Man, how do I begin? I know sometimes people post stuff on their blogs with crazy titles to draw readers in, but once you get down to it you see they were exaggerating or making a play on words or something. Not the case here. The day that I was supposed to leave the US and start my amazing WR journey with the Lord was honestly one of the worst days of my life.

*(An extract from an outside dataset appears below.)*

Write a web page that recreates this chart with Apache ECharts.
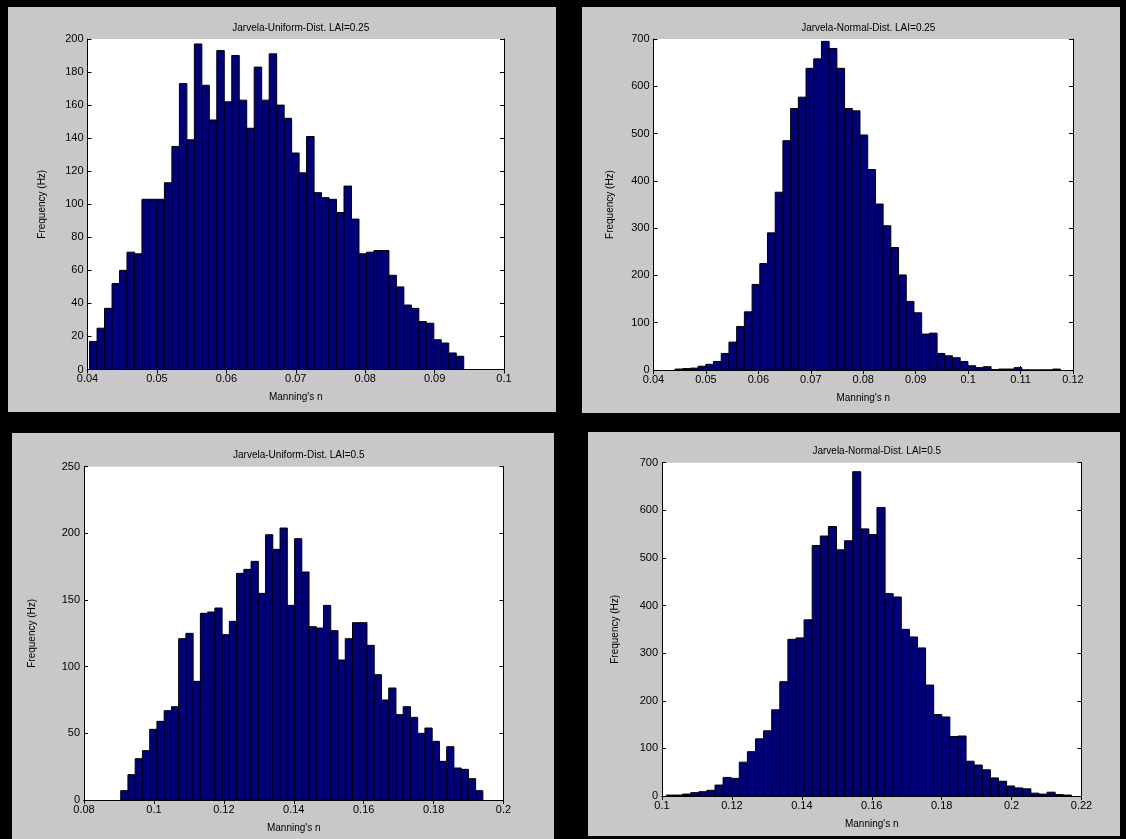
<!DOCTYPE html>
<html>
<head>
<meta charset="utf-8">
<script src="https://cdn.jsdelivr.net/npm/echarts@6/dist/echarts.min.js"></script>
<style>
  html, body { margin: 0; padding: 0; background: #000; }
  #chart { width: 1126px; height: 839px; }
</style>
</head>
<body>
<div id="chart"></div>
<script>
// ---- Data (histogram counts, 50 bins each) ----
const titles = [
  'Jarvela-Uniform-Dist. LAI=0.25',
  'Jarvela-Normal-Dist. LAI=0.25',
  'Jarvela-Uniform-Dist. LAI=0.5',
  'Jarvela-Normal-Dist. LAI=0.5'
];
// bin range [first edge, last edge] of each histogram
const binRangeU025 = [0.0403, 0.0942];
const binRangeN025 = [0.0441, 0.1176];
const binRangeU05  = [0.0905, 0.1941];
const binRangeN05  = [0.10126, 0.2171];

const countsU025 = [17, 25, 37, 52, 60, 71, 70, 103, 103, 103, 113, 135, 173, 139, 197, 172, 151, 193, 162, 190,
                    163, 146, 183, 163, 191, 160, 152, 131, 119, 141, 107, 104, 103, 95, 111, 91, 70, 71, 72, 72,
                    57, 50, 39, 37, 29, 28, 18, 16, 10, 8];
const countsN025 = [2, 3, 4, 8, 12, 18, 35, 59, 92, 123, 181, 225, 290, 376, 485, 553, 577, 638, 658, 695,
                    680, 638, 553, 548, 497, 424, 351, 305, 259, 201, 145, 121, 76, 78, 35, 30, 26, 18, 9, 5,
                    7, 1, 2, 2, 5, 0, 0, 0, 0, 2];
const countsU05  = [7, 19, 31, 37, 53, 59, 67, 70, 121, 125, 89, 140, 141, 144, 124, 134, 170, 173, 179, 155,
                    199, 188, 204, 146, 196, 171, 130, 129, 146, 127, 105, 121, 133, 133, 116, 94, 75, 84, 64, 70,
                    62, 50, 54, 44, 29, 40, 24, 23, 16, 7];
const countsN05  = [2, 2, 4, 7, 9, 12, 23, 39, 37, 71, 93, 120, 137, 181, 240, 329, 332, 370, 526, 546,
                    566, 517, 536, 681, 561, 549, 606, 425, 418, 350, 334, 311, 233, 171, 166, 125, 126, 73, 65, 55,
                    38, 31, 21, 17, 15, 6, 4, 8, 3, 2];

// axis scales
const xMin = [0.04, 0.04, 0.08, 0.10];
const xMax = [0.10, 0.12, 0.20, 0.22];
const xStep = [0.01, 0.01, 0.02, 0.02];
const yMax = [200, 700, 250, 700];
const yStep = [20, 100, 50, 100];
const xName = "Manning's n";
const yName = 'Frequency (Hz)';

const allCounts = [countsU025, countsN025, countsU05, countsN05];
const allRanges = [binRangeU025, binRangeN025, binRangeU05, binRangeN05];

// ---- Layout ----
const panels = [
  { x: 8,   y: 7,   w: 548, h: 405 },
  { x: 582, y: 7,   w: 538, h: 406 },
  { x: 12,  y: 433, w: 542, h: 406 },
  { x: 588, y: 432, w: 532, h: 404 }
];
const grids = [
  { left: 87.5, top: 39,    width: 416.5, height: 330.5 },
  { left: 653.5, top: 39,   width: 419.5, height: 331 },
  { left: 84,   top: 466.7, width: 419.5, height: 333.3 },
  { left: 662,  top: 462.7, width: 419.5, height: 333.3 }
];
const yNameGap = [40, 38, 47, 42];

const FONT = '"Liberation Sans", Arial, sans-serif';
const BAR = '#00007a';

const option = {
  animation: false,
  backgroundColor: '#000',
  graphic: [],
  title: [],
  grid: [],
  xAxis: [],
  yAxis: [],
  series: []
};

panels.forEach(p => {
  option.graphic.push({
    type: 'rect', z: -10, silent: true,
    shape: { x: p.x, y: p.y, width: p.w, height: p.h },
    style: { fill: '#c8c8c8' }
  });
});

grids.forEach((g, i) => {
  option.grid.push(Object.assign({
    show: true, backgroundColor: '#fff', borderWidth: 0, containLabel: false
  }, g));
  option.title.push({
    text: titles[i],
    left: g.left + g.width / 2,
    top: g.top - 21,
    textAlign: 'center',
    textStyle: { fontFamily: FONT, fontSize: 10, fontWeight: 'normal', color: '#000' }
  });
  const axLine = { show: true, lineStyle: { color: '#000', width: 1 } };
  // bottom x axis
  option.xAxis.push({
    type: 'value', gridIndex: i, position: 'bottom',
    min: xMin[i], max: xMax[i], interval: xStep[i],
    name: xName, nameLocation: 'middle', nameGap: 23,
    nameTextStyle: { fontFamily: FONT, fontSize: 10, color: '#000' },
    axisLine: axLine,
    axisTick: { show: true, inside: true, length: 4, lineStyle: { color: '#000' } },
    axisLabel: { fontFamily: FONT, fontSize: 11, color: '#000', margin: 4 },
    splitLine: { show: false }
  });
  // top x axis (ticks only)
  option.xAxis.push({
    type: 'value', gridIndex: i, position: 'top',
    min: xMin[i], max: xMax[i], interval: xStep[i],
    axisLine: axLine,
    axisTick: { show: true, inside: true, length: 4, lineStyle: { color: '#000' } },
    axisLabel: { show: false },
    splitLine: { show: false }
  });
  // left y axis
  option.yAxis.push({
    type: 'value', gridIndex: i, position: 'left',
    min: 0, max: yMax[i], interval: yStep[i],
    name: yName, nameLocation: 'middle', nameGap: yNameGap[i], nameRotate: 90,
    nameTextStyle: { fontFamily: FONT, fontSize: 10, color: '#000' },
    axisLine: axLine,
    axisTick: { show: true, inside: true, length: 4, lineStyle: { color: '#000' } },
    axisLabel: { fontFamily: FONT, fontSize: 11, color: '#000', margin: 4 },
    splitLine: { show: false }
  });
  // right y axis (ticks only)
  option.yAxis.push({
    type: 'value', gridIndex: i, position: 'right',
    min: 0, max: yMax[i], interval: yStep[i],
    axisLine: axLine,
    axisTick: { show: true, inside: true, length: 4, lineStyle: { color: '#000' } },
    axisLabel: { show: false },
    splitLine: { show: false }
  });

  const counts = allCounts[i];
  const r = allRanges[i];
  const w = (r[1] - r[0]) / counts.length;
  const data = counts.map((c, k) => [r[0] + k * w, r[0] + (k + 1) * w, c]);
  option.series.push({
    type: 'custom',
    xAxisIndex: 2 * i, yAxisIndex: 2 * i,
    encode: { x: [0, 1], y: 2 },
    data: data,
    clip: true,
    renderItem: function (params, api) {
      const p0 = api.coord([api.value(0), api.value(2)]);
      const p1 = api.coord([api.value(1), 0]);
      return {
        type: 'rect',
        shape: { x: p0[0], y: p0[1], width: p1[0] - p0[0], height: p1[1] - p0[1] },
        style: { fill: BAR, stroke: '#000', lineWidth: 1 }
      };
    }
  });
});

const chart = echarts.init(document.getElementById('chart'));
chart.setOption(option);
</script>
</body>
</html>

It all started over a month ago when I submitted an application for an Indian Visa to a processing center in New York City. I was told that I would get it back in before the end of the month, but that time came and went. I prayed and made lots of phone calls but got nowhere. I arrived at Launch in Atlanta, not only without a visa for India, but more importantly, without my passport at all. There were others on my squad in the same pickle who made some calls and found a way that we could get emergency replacement passports. I should have jumped at the opportunity, but I felt frustrated and reluctant. I didn’t want to spend $195 on a new passport when I knew I had a perfectly good one that was being held hostage in New York. I knew I couldn’t get it in my own strength so I just kept asking the Lord “Please bring my passport back to me.” Then I found out that I had a 12 hour layover in NYC on July 3. I could not believe this was just some kind of coincidence. No way, I just knew it was from God. My heavenly Daddy was taking care of me and bringing me right to my passport! I made a call to arrange the pickup and convinced my leaders that it would all work out.

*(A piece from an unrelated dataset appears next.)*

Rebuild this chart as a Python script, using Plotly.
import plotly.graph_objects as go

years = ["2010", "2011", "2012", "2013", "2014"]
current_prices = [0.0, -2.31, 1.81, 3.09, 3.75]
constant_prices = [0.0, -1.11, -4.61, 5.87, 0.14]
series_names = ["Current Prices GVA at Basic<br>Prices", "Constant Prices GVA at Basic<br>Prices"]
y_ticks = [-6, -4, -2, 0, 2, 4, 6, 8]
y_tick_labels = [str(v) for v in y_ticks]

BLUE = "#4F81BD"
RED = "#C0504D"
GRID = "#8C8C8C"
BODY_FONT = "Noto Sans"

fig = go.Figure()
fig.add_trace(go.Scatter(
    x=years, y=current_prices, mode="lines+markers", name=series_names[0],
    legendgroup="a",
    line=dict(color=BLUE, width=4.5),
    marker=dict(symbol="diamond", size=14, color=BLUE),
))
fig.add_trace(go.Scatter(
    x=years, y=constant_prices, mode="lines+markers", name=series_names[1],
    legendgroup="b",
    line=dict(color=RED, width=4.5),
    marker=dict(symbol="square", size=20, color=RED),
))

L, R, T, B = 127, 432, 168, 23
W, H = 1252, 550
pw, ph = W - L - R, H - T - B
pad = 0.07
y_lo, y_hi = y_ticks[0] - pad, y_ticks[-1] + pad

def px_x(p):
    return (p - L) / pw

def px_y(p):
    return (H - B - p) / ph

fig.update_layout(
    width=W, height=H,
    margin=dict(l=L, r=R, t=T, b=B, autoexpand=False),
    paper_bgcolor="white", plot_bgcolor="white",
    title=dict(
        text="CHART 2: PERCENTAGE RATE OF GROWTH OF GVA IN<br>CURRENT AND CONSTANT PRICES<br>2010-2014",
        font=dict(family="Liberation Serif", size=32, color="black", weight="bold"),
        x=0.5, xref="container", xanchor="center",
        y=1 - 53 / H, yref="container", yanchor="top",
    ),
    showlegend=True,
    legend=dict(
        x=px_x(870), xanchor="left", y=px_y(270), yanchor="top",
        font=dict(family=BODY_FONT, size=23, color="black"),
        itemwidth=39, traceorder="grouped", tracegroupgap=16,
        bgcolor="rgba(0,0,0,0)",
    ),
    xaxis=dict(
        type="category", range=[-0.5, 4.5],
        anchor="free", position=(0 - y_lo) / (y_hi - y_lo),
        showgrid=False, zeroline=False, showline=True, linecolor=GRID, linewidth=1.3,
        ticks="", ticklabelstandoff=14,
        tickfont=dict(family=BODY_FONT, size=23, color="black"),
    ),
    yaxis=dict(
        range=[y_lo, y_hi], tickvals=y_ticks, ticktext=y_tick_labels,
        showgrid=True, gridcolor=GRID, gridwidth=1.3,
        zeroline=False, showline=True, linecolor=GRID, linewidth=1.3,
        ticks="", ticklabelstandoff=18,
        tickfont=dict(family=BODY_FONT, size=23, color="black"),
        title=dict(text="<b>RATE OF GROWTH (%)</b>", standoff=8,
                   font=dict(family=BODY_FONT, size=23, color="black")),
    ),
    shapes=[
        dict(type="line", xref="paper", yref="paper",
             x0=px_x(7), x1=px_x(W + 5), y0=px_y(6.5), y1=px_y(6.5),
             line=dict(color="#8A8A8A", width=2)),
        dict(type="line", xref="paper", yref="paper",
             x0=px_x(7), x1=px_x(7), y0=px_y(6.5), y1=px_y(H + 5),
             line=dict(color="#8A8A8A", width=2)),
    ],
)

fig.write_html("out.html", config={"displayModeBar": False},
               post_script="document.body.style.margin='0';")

Little did I know, that was my plan, not God’s. How could I know that I would end up waiting in line for over 8 hours at the visa processing center? (4 hours in line on the side of the street in NYC, 2 hours in a cramped stuffy waiting area, and another 2 hours in the actual office waiting for my name to be called… spoiler alert: it never was.) It was unreal. The chaos, disorganization, frustration. I prayed so hard. I believed with all my heart that God would show up. I tried to encourage those that were with me and even prayed with another person who was waiting in line. I would not give up until I had that passport in my hand. In the end, after fighting all day, hoping against hope, wearing my heart thin in crying out to God… I did give up. I stayed as long as I possible could and finally had to throw in the towel and rush back to the airport so that my friends wouldn’t miss the flight too.

Thank God, Colleen and Megan ended up getting back to JFK just in time. And then there I was alone. All day long it felt like everything that could’ve gone wrong did. One wall after another after another, each time I face planted harder trying to push through. But once I gave up on the flight to Bulgaria, it changed from everything going against me to everything going my way. I quickly found a hotel room even though an airport employee told me everywhere was booked up and I never would. I had access to internet and phone from my hotel where I was able to contact my family make plans to get home the next day. I was afraid that I was going to miss my bus because of my taxi being late and traffic, but I made it just in time. Everything went smoothly, bringing me safe and sound back home.

At home the struggle continued though, just in a different form. I thought I was proving my trust in the Lord in NYC but got nothing to show for it. A friend of mine pointed out that this time in the aftermath is really the test of faith. I did pretty good believing and trusting that God was going to come through in the midst of it, but now that it’s over and I can see that He didn’t show up in the way I was asking Him to… there’s a bigger issue. “How much do you trust Me?” So God didn’t get me my passport. In fact, it looks like He sent me home. And I have no idea why. In the quiet after the storm I have to ask myself “Do I still believe that He’s listening? Do I still believe He’s good? Do I still believe He’s in control? Do I still believe He cares about me?” These are hard questions. From my point of view, the evidence implies otherwise. But I know the answer to all the questions is yes. I knew it before July 3 and the events of that day don’t change a thing. I don’t trust anyone in this world enough that even if it looked like they had totally left me hanging I wouldn’t question their love or ask for explanation. God is calling me to THAT kind of trust. Trust without any borders. None. Complete faith. “Faith is the assurance of things hoped for, the conviction of things not seen.” Hebrews 11:1

Much worse has happened to people and much worse may happen to me, not only in my life but maybe in the next 11 months! The important lesson here is to not base my understanding of God on my experiences. Because I am limited in what I can see and understand about what’s really going on. I know He’s good and there is a good reason for me being in the spot I’m in. Even when the healing doesn’t come, even when I have to leave NYC passport-less, His ways are not our ways. I believe that He could have done what I asked of Him, but He didn’t. And I trust Him. Jesus proved His love to me when He died on the cross. I don’t need a passport to confirm that.